KPMG UK are proud sponsors of the FTSE Women Leaders Review, and last week I had the privilege of hosting a live discussion around findings from the latest FTSE Women Leaders Review at our Broadcast Studio. This annual event – coming ahead of International Women’s Day on Saturday, the fitting theme of which is ‘accelerate action’ – marks an opportunity to celebrate the fantastic strides made by UK businesses towards gender balance.
The Review, which includes 400 of the biggest public and private companies in the UK, has helped drive huge progress in increasing diversity on boards. Since it began in 2011, less than 10% of FTSE 350 board members were women. Today, that figure stands above 40%.
A third (35%) of leadership roles in the FTSE 350 are now held by women, and 60% of companies in the index are on track to meet the Review’s 40% target for women on boards by the end of this year.
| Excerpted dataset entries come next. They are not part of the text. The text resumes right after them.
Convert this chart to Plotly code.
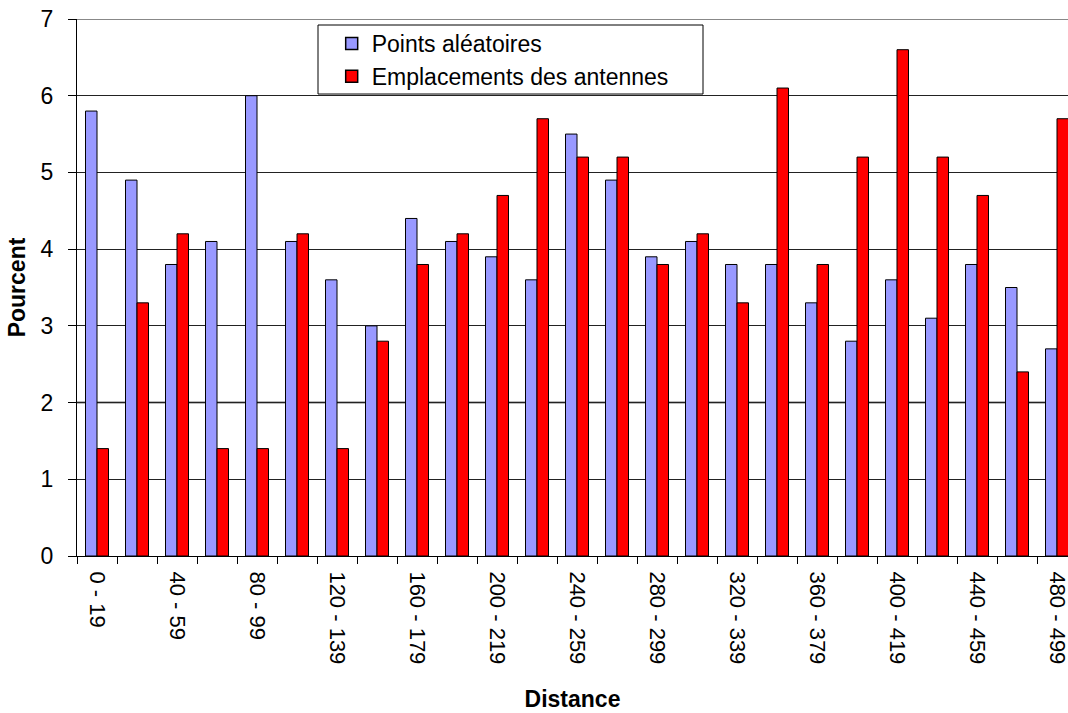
import plotly.graph_objects as go

# Distance classes (m)
categories = [
    "0 - 19", "20 - 39", "40 - 59", "60 - 79", "80 - 99", "100 - 119",
    "120 - 139", "140 - 159", "160 - 179", "180 - 199", "200 - 219",
    "220 - 239", "240 - 259", "260 - 279", "280 - 299", "300 - 319",
    "320 - 339", "340 - 359", "360 - 379", "380 - 399", "400 - 419",
    "420 - 439", "440 - 459", "460 - 479", "480 - 499",
]

# Percentage per distance class
points_aleatoires = [
    5.8, 4.9, 3.8, 4.1, 6.0, 4.1, 3.6, 3.0, 4.4, 4.1, 3.9, 3.6, 5.5,
    4.9, 3.9, 4.1, 3.8, 3.8, 3.3, 2.8, 3.6, 3.1, 3.8, 3.5, 2.7,
]
emplacements_antennes = [
    1.4, 3.3, 4.2, 1.4, 1.4, 4.2, 1.4, 2.8, 3.8, 4.2, 4.7, 5.7, 5.2,
    5.2, 3.8, 4.2, 3.3, 6.1, 3.8, 5.2, 6.6, 5.2, 4.7, 2.4, 5.7,
]

series = [
    ("Points aléatoires", points_aleatoires, "#9999FF"),
    ("Emplacements des antennes", emplacements_antennes, "#FF0000"),
]

# Only every second class is labelled on the axis
tick_text = [c if i % 2 == 0 else "" for i, c in enumerate(categories)]

FONT = "Liberation Sans, Arial, sans-serif"

fig = go.Figure()
for name, values, color in series:
    fig.add_trace(go.Bar(
        name=name, x=categories, y=values, legendgroup=name,
        showlegend=False,
        marker=dict(color=color, line=dict(color="black", width=1)),
    ))
# Square legend keys
for name, values, color in series:
    fig.add_trace(go.Scatter(
        name=name, x=[None], y=[None], mode="markers", legendgroup=name,
        marker=dict(symbol="square", size=12, color=color,
                    line=dict(color="black", width=1.5)),
    ))

fig.update_layout(
    width=1068, height=713,
    margin=dict(l=77, r=0, t=19, b=157, autoexpand=False),
    paper_bgcolor="white", plot_bgcolor="white",
    barmode="group", bargap=0.425, bargroupgap=0,
    font=dict(family=FONT, size=23, color="black"),
    showlegend=True,
    legend=dict(
        x=0.257, y=0.9945, xanchor="left", yanchor="top",
        bgcolor="rgba(0,0,0,0)", borderwidth=0, tracegroupgap=0,
        font=dict(family=FONT, size=23, color="black"),
    ),
    xaxis=dict(
        type="category",
        range=[-0.5, 24.275],
        tickmode="array", tickvals=categories, ticktext=tick_text,
        tickson="boundaries",
        tickangle=90,
        ticks="outside", ticklen=7, tickcolor="black", tickwidth=1,
        ticklabelstandoff=10,
        tickfont=dict(family=FONT, size=22),
        showline=True, linecolor="black", linewidth=1,
        showgrid=False, zeroline=False,
        automargin=False,
        title=dict(text="<b>Distance</b>", standoff=27,
                   font=dict(family=FONT, size=23)),
    ),
    yaxis=dict(
        range=[0, 7], dtick=1,
        ticks="outside", ticklen=8, tickcolor="black", tickwidth=1,
        ticklabelstandoff=10,
        showline=True, linecolor="black", linewidth=1,
        showgrid=True, gridcolor="#222222", gridwidth=1,
        zeroline=False,
        automargin=False,
        title=dict(text="<b>Pourcent</b>", standoff=8,
                   font=dict(family=FONT, size=23)),
    ),
    shapes=[
        # top border of the plot area
        dict(type="line", xref="paper", yref="y", x0=0, x1=1, y0=7, y1=7,
             line=dict(color="#888888", width=2), layer="between"),
        dict(type="line", xref="paper", yref="y", x0=0, x1=1, y0=2, y1=2,
             line=dict(color="#777777", width=2), layer="between"),
        # legend frame
        dict(type="rect", xref="paper", yref="paper",
             x0=0.2432, x1=0.6317, y0=0.8603, y1=0.9888,
             fillcolor="white", line=dict(color="black", width=1),
             layer="above"),
    ],
)

fig.write_html("out.html")
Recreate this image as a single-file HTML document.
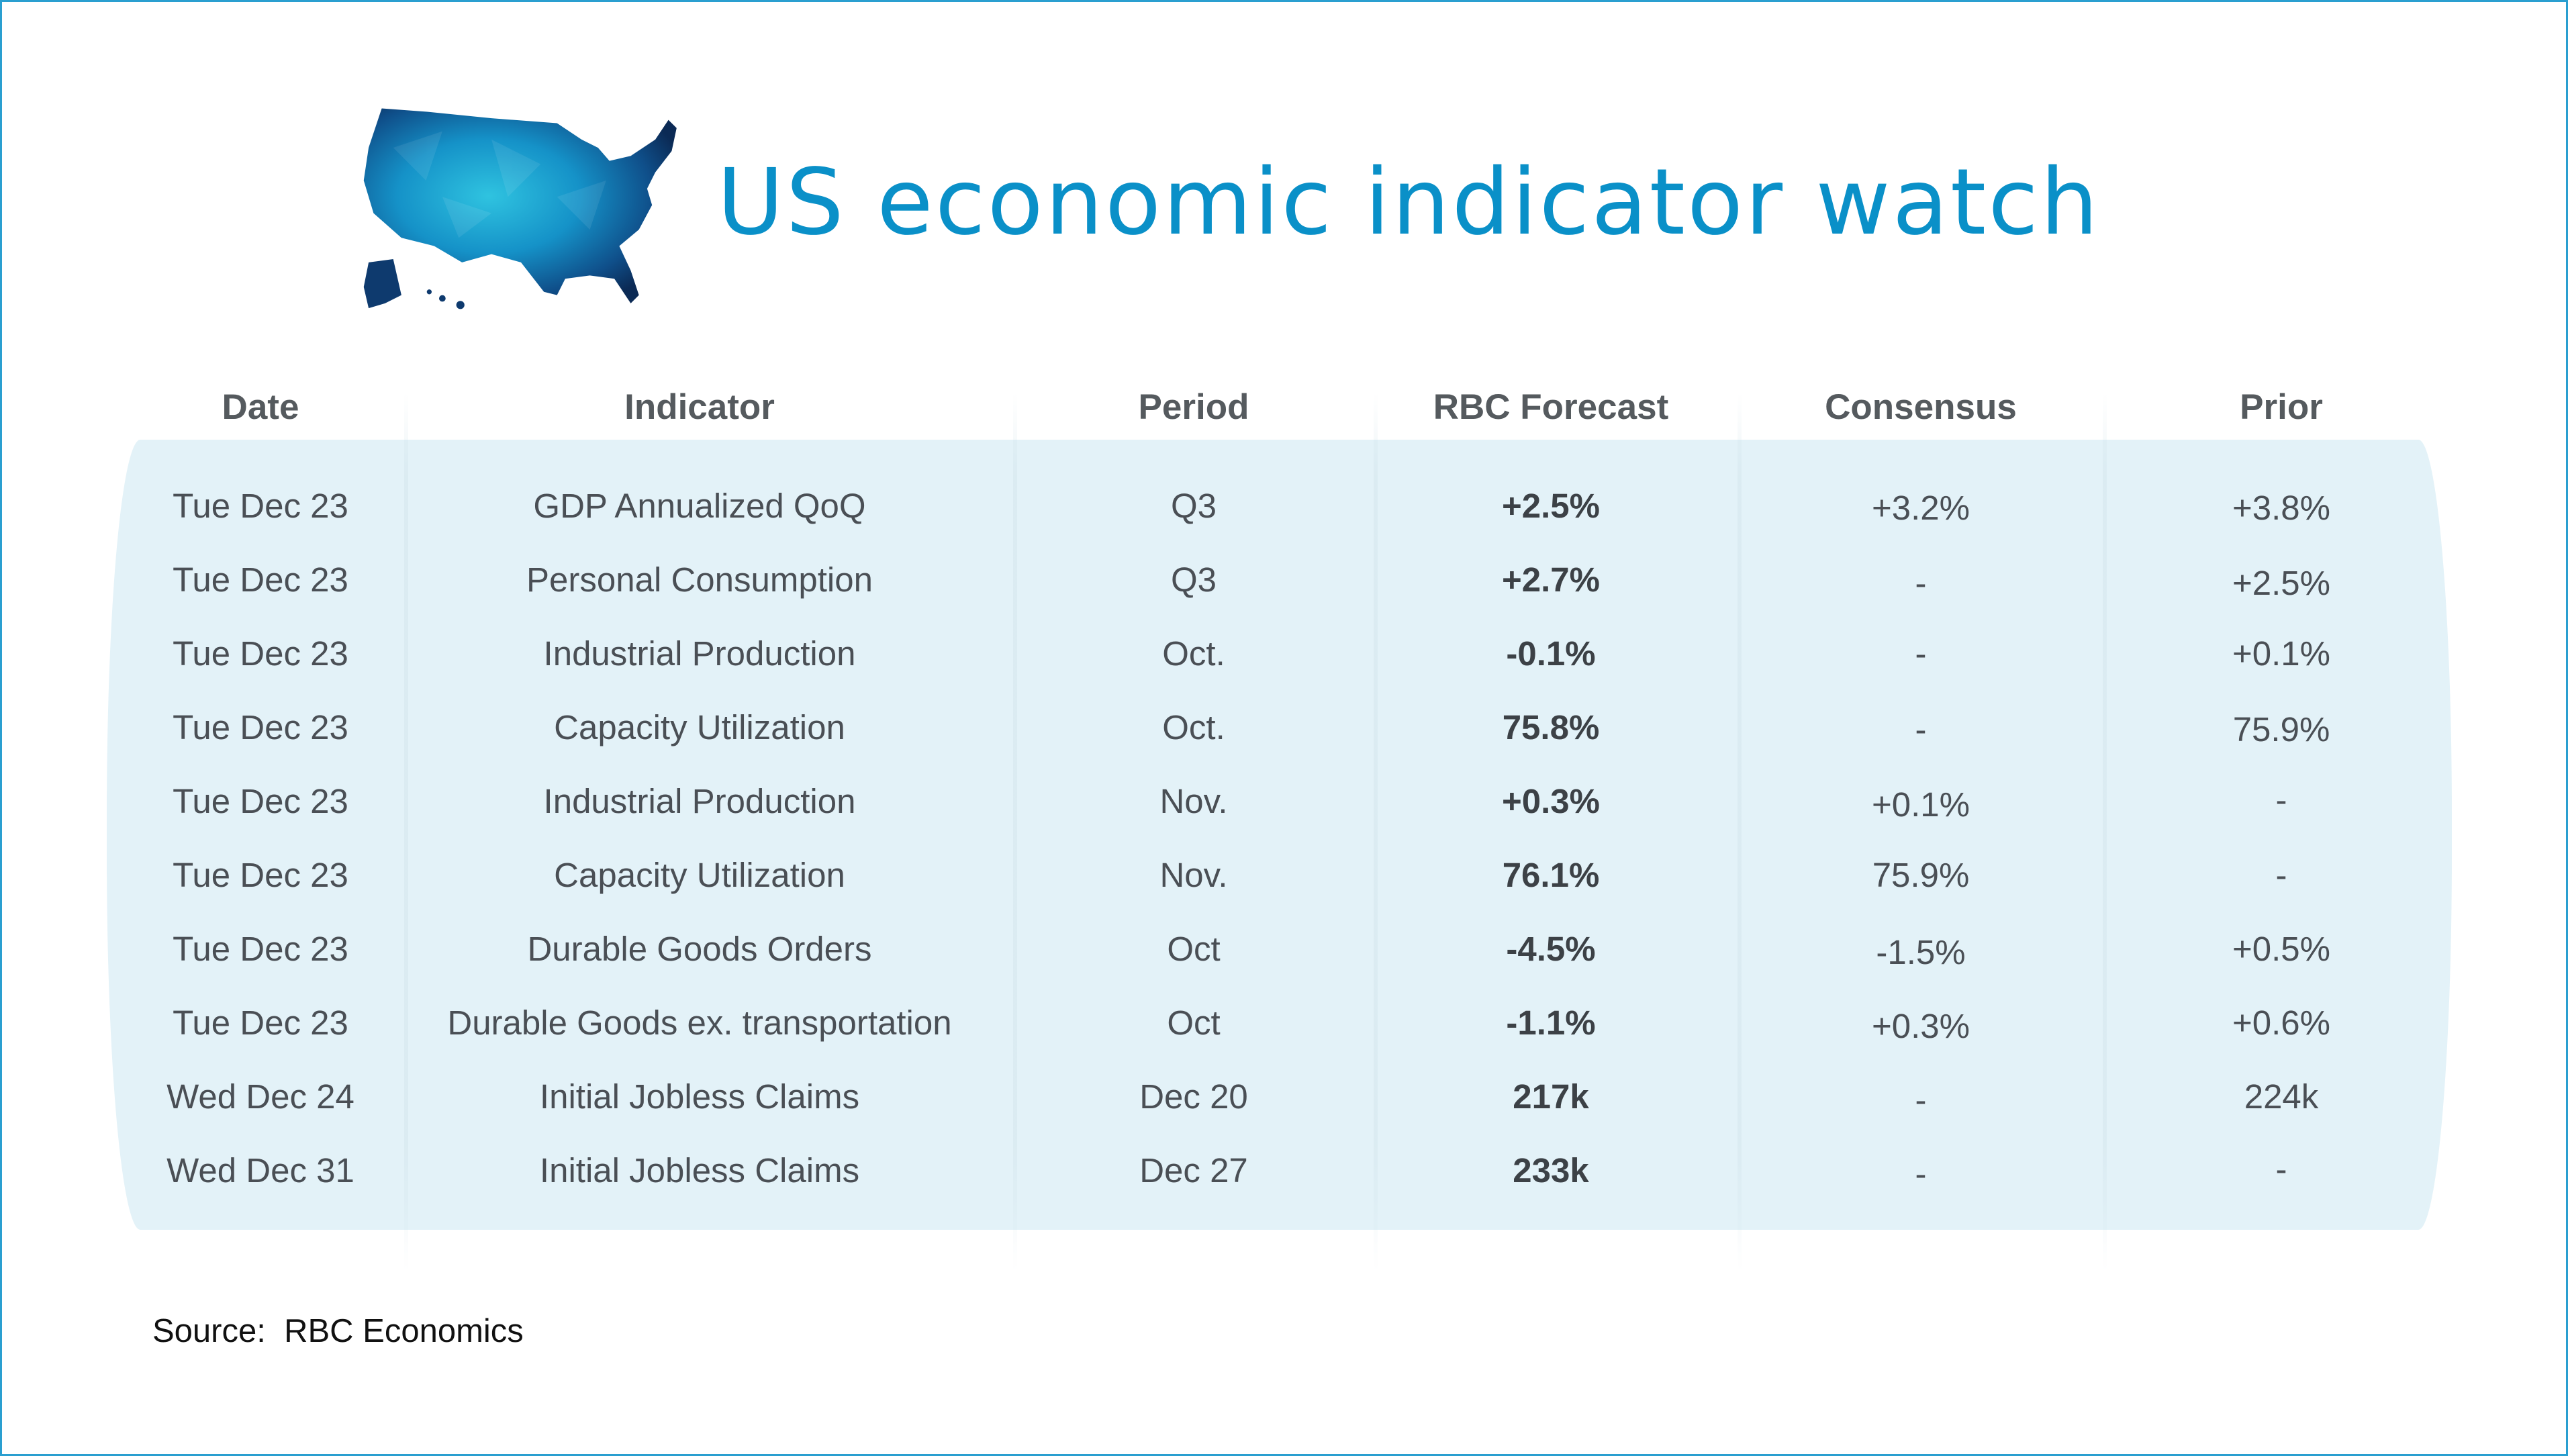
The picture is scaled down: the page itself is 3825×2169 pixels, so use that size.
<!DOCTYPE html>
<html><head><meta charset="utf-8"><style>
html,body{margin:0;padding:0;}
body{width:3825px;height:2169px;position:relative;background:#fff;overflow:hidden;font-family:"Liberation Sans",sans-serif;}
.frame{position:absolute;left:0;top:0;width:3819px;height:2163px;border:3px solid #2a9fd0;}
.title{position:absolute;left:1068px;top:212px;font-family:"DejaVu Sans","Liberation Sans",sans-serif;font-size:136px;line-height:180px;color:#0a90c8;letter-spacing:3px;white-space:nowrap;}
.panel{position:absolute;left:159px;top:655px;width:3493px;height:1177px;background:#e3f2f8;border-radius:50px 50px 50px 50px / 560px 560px 560px 560px;}
.sep{position:absolute;top:585px;width:6px;height:1310px;background:linear-gradient(to bottom,rgba(200,220,228,0),rgba(200,220,228,0.3) 10%,rgba(200,220,228,0.3) 85%,rgba(200,220,228,0));}
.c{position:absolute;text-align:center;white-space:nowrap;height:60px;line-height:60px;font-size:51px;color:#4a4f55;}
.h{font-weight:bold;color:#555a5e;font-size:53px;}
.b{font-weight:bold;color:#3c4146;}
.src{position:absolute;left:227px;top:1955px;font-size:49px;color:#111;white-space:pre;}
</style></head><body>
<div class="frame"></div>
<svg style="position:absolute;left:532px;top:154px" width="488" height="320" viewBox="218 63 200 131">
<defs><radialGradient id="g" cx="0.4" cy="0.45" r="0.65"><stop offset="0" stop-color="#2fc3e0"/><stop offset="0.45" stop-color="#1592c8"/><stop offset="0.8" stop-color="#0f4f8a"/><stop offset="1" stop-color="#0b2a55"/></radialGradient></defs>
<polygon fill="url(#g)" points="233,66 260,68 300,72 340,75 355,85 365,90 372,98 385,95 400,85 408,73 413,78 410,92 400,105 395,115 398,125 390,140 378,150 385,165 390,180 385,185 375,170 360,168 345,170 340,180 332,178 318,160 300,155 282,160 265,150 245,145 228,130 222,110 225,90"/>
<g fill="#ffffff" opacity="0.08"><polygon points="240,90 270,80 260,110"/><polygon points="300,85 330,100 310,120"/><polygon points="270,120 300,130 280,145"/><polygon points="340,120 370,110 360,140"/></g>
<polygon fill="#0e3a6e" points="225,160 240,158 245,180 235,185 225,188 222,175"/>
<circle cx="262" cy="178" r="1.5" fill="#0e3a6e"/><circle cx="270" cy="182" r="2" fill="#0e3a6e"/><circle cx="281" cy="186" r="2.5" fill="#0e3a6e"/>
</svg>
<div class="title">US economic indicator watch</div>
<div class="panel"></div>
<div class="sep" style="left:602px"></div>
<div class="sep" style="left:1509px"></div>
<div class="sep" style="left:2046px"></div>
<div class="sep" style="left:2588px"></div>
<div class="sep" style="left:3132px"></div>

<div class="c h" style="left:188px;width:400px;top:577px">Date</div>
<div class="c h" style="left:742px;width:600px;top:577px">Indicator</div>
<div class="c h" style="left:1578px;width:400px;top:577px">Period</div>
<div class="c h" style="left:2060px;width:500px;top:577px">RBC Forecast</div>
<div class="c h" style="left:2611px;width:500px;top:577px">Consensus</div>
<div class="c h" style="left:3198px;width:400px;top:577px">Prior</div>

<div class="c" style="left:188px;width:400px;top:724px">Tue Dec 23</div><div class="c" style="left:642px;width:800px;top:724px">GDP Annualized QoQ</div><div class="c" style="left:1578px;width:400px;top:724px">Q3</div><div class="c b" style="left:2110px;width:400px;top:724px">+2.5%</div><div class="c" style="left:2661px;width:400px;top:727px">+3.2%</div><div class="c" style="left:3198px;width:400px;top:727px">+3.8%</div>
<div class="c" style="left:188px;width:400px;top:834px">Tue Dec 23</div><div class="c" style="left:642px;width:800px;top:834px">Personal Consumption</div><div class="c" style="left:1578px;width:400px;top:834px">Q3</div><div class="c b" style="left:2110px;width:400px;top:834px">+2.7%</div><div class="c" style="left:2661px;width:400px;top:839px">-</div><div class="c" style="left:3198px;width:400px;top:839px">+2.5%</div>
<div class="c" style="left:188px;width:400px;top:944px">Tue Dec 23</div><div class="c" style="left:642px;width:800px;top:944px">Industrial Production</div><div class="c" style="left:1578px;width:400px;top:944px">Oct.</div><div class="c b" style="left:2110px;width:400px;top:944px">-0.1%</div><div class="c" style="left:2661px;width:400px;top:944px">-</div><div class="c" style="left:3198px;width:400px;top:944px">+0.1%</div>
<div class="c" style="left:188px;width:400px;top:1054px">Tue Dec 23</div><div class="c" style="left:642px;width:800px;top:1054px">Capacity Utilization</div><div class="c" style="left:1578px;width:400px;top:1054px">Oct.</div><div class="c b" style="left:2110px;width:400px;top:1054px">75.8%</div><div class="c" style="left:2661px;width:400px;top:1057px">-</div><div class="c" style="left:3198px;width:400px;top:1057px">75.9%</div>
<div class="c" style="left:188px;width:400px;top:1164px">Tue Dec 23</div><div class="c" style="left:642px;width:800px;top:1164px">Industrial Production</div><div class="c" style="left:1578px;width:400px;top:1164px">Nov.</div><div class="c b" style="left:2110px;width:400px;top:1164px">+0.3%</div><div class="c" style="left:2661px;width:400px;top:1169px">+0.1%</div><div class="c" style="left:3198px;width:400px;top:1162px">-</div>
<div class="c" style="left:188px;width:400px;top:1274px">Tue Dec 23</div><div class="c" style="left:642px;width:800px;top:1274px">Capacity Utilization</div><div class="c" style="left:1578px;width:400px;top:1274px">Nov.</div><div class="c b" style="left:2110px;width:400px;top:1274px">76.1%</div><div class="c" style="left:2661px;width:400px;top:1274px">75.9%</div><div class="c" style="left:3198px;width:400px;top:1274px">-</div>
<div class="c" style="left:188px;width:400px;top:1384px">Tue Dec 23</div><div class="c" style="left:642px;width:800px;top:1384px">Durable Goods Orders</div><div class="c" style="left:1578px;width:400px;top:1384px">Oct</div><div class="c b" style="left:2110px;width:400px;top:1384px">-4.5%</div><div class="c" style="left:2661px;width:400px;top:1389px">-1.5%</div><div class="c" style="left:3198px;width:400px;top:1384px">+0.5%</div>
<div class="c" style="left:188px;width:400px;top:1494px">Tue Dec 23</div><div class="c" style="left:642px;width:800px;top:1494px">Durable Goods ex. transportation</div><div class="c" style="left:1578px;width:400px;top:1494px">Oct</div><div class="c b" style="left:2110px;width:400px;top:1494px">-1.1%</div><div class="c" style="left:2661px;width:400px;top:1499px">+0.3%</div><div class="c" style="left:3198px;width:400px;top:1494px">+0.6%</div>
<div class="c" style="left:188px;width:400px;top:1604px">Wed Dec 24</div><div class="c" style="left:642px;width:800px;top:1604px">Initial Jobless Claims</div><div class="c" style="left:1578px;width:400px;top:1604px">Dec 20</div><div class="c b" style="left:2110px;width:400px;top:1604px">217k</div><div class="c" style="left:2661px;width:400px;top:1609px">-</div><div class="c" style="left:3198px;width:400px;top:1604px">224k</div>
<div class="c" style="left:188px;width:400px;top:1714px">Wed Dec 31</div><div class="c" style="left:642px;width:800px;top:1714px">Initial Jobless Claims</div><div class="c" style="left:1578px;width:400px;top:1714px">Dec 27</div><div class="c b" style="left:2110px;width:400px;top:1714px">233k</div><div class="c" style="left:2661px;width:400px;top:1719px">-</div><div class="c" style="left:3198px;width:400px;top:1712px">-</div>

<div class="src">Source:  RBC Economics</div>
</body></html>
If you belong to a large UK company, and are interested to see where you rank, you can see who comes out where on ftsewomenleaders.com.
These figures mean that the UK now places second only to France when it comes to gender diversity on boards at major companies in the G7 (45.4% of people on company boards across the CAC are women, slightly more than the 43.4% across the FTSE 350).
How has such significant progress been made over the past decade?
One of the many notable findings from the Review is that the UK, which takes a voluntary approach to encouraging diversity on boards, is outperforming a host of nations – including Germany, the Netherlands and Norway – which impose quotas in this area. The Review, which is supported by Government, takes a business-led approach that has empowered businesses to take the lead in driving progress on a voluntary basis, with data-led transparency playing an essential role in encouraging change, both from a commercial and societal perspective.
But whilst we’ve made significant strides, more work is needed, especially when it comes to improving diversity in key decision-making roles. The Review’s updated recommendations focus on spurring change in this area, whilst also calling on the investment, corporate governance communities, and wider stakeholders to do all they can to encourage progress.
At KPMG I’m proud that our firm continues to grow the number of women in leadership roles. I’ve seen how the influence and accountability of leadership helps to drive our commitment to gender equality and creates an inclusive environment where all our colleagues can thrive and reach their full potential.
Last week’s launch was a brilliant chance to hear leaders of UK industry and Government come together to discuss how diverse, inclusive and equitable leadership drives good growth. Shining a light on best practice, especially on occasions like International Women’s Day, has a key role to play in encouraging further progress over the years ahead.
Initiatives like the FTSE Women Leaders Review continue to advocate for more balanced and inclusive leadership which is vital for economic growth – and we’ll be doing all we can to accelerate action.